There will be things that are done that don’t make sense to you, that you’ve never heard of before, or that you wouldn’t touch with a ten foot pole. Frequently, the reason those things will be so foreign to you is that you don’t have the whole picture. Decisions will be made multiple business units away from anything you and your team members are doing. They may seem wrong, but those decisions were made by people who are looking at much more than what you’re involved in. Trust those decisions, do your part, and watch.
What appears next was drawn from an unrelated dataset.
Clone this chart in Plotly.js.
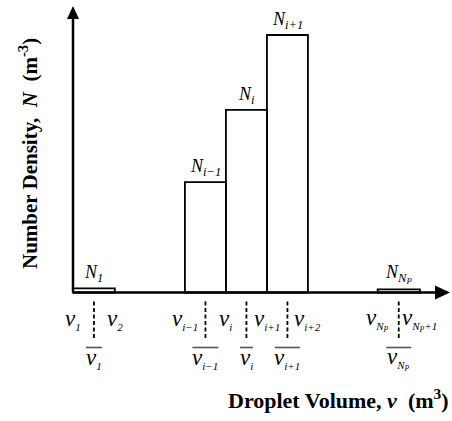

If the decisions were good, you’ll see the company benefit from your work - and that’s why you’re getting paid.

Of course, if the decisions were bad you’ll see things fall apart and it will seem like it was obvious from the beginning. That’s always a possibility. Why? People, man.

Vaya con dios.

1 Spice up

Also, keep an eye out for something you enjoy doing, that has to be done, and that nobody wants to do. Start doing that and doing it well, and you’re golden.

4 Spice ups

Figure out the hierarchy of the office so you do not step on the wrong toes. Avoid office gossip as it can taint your impressions of people that you may not have even met yet. For example “George will tell you that Frank is a piece of human garbage, but won’t tell you that he says that because Frank worked harder, got a promotion before him and he is bitter, or he got a with some girl that George was interested in.”

3 Spice ups

Watch and learn what is happening around you. Hopefully they will have some onboarding procedures to ease your transition in. They may have peculiarities with this, so be prepared mentally if, say, you don’t have a PC right away, or other privileges you need to do your work.

If you can find some dumb thing that everyone else hasn’t been able to fix, you’re golden, though be careful not to raise expectations too high.

There’s going to be some hierarchy and dominance setting, be prepared for graciously stepping aside if necessary, and be polite about establishing dominance. If you have underlings, they are going to have concerns you should proactively address. Sometimes it helps to explicitly say you aren’t coming in to disrupt anything and want input (unless of course you are being hired to clean house).

There are bound to be some blowhards or what-all, be careful about getting on their bad sides too quickly. Sometimes they can be impressed if you push back on something they think they know, but you can demonstrate a better way.

Find a mentor if possible. Get to be buddies with administrative assistants, if execs have them.

Make friends.

Some of the people who will be the most friendly to you off the bat are probably the ones that are the most unpopular and are the saboteurs. They are isolated in the company and will be looking to recruit you to their clique. Aligning yourself to their groups can hurt you later.

Be friendly to everyone, but hold off on picking a mentor or buddy or group until you are better able to get the feel for the company’s politics.

2 Spice ups

My advice would be to get used to working in a more siloed, regimented role. I used to work for a small service partner and when i moved to a multi national I stopped being a jack of all trades to being an exchange/skype and print management guy. It goes against you instinct to bounce calls to another team but thats how it works in a big company.

1 Spice up

Very good point I had not thought about that yet.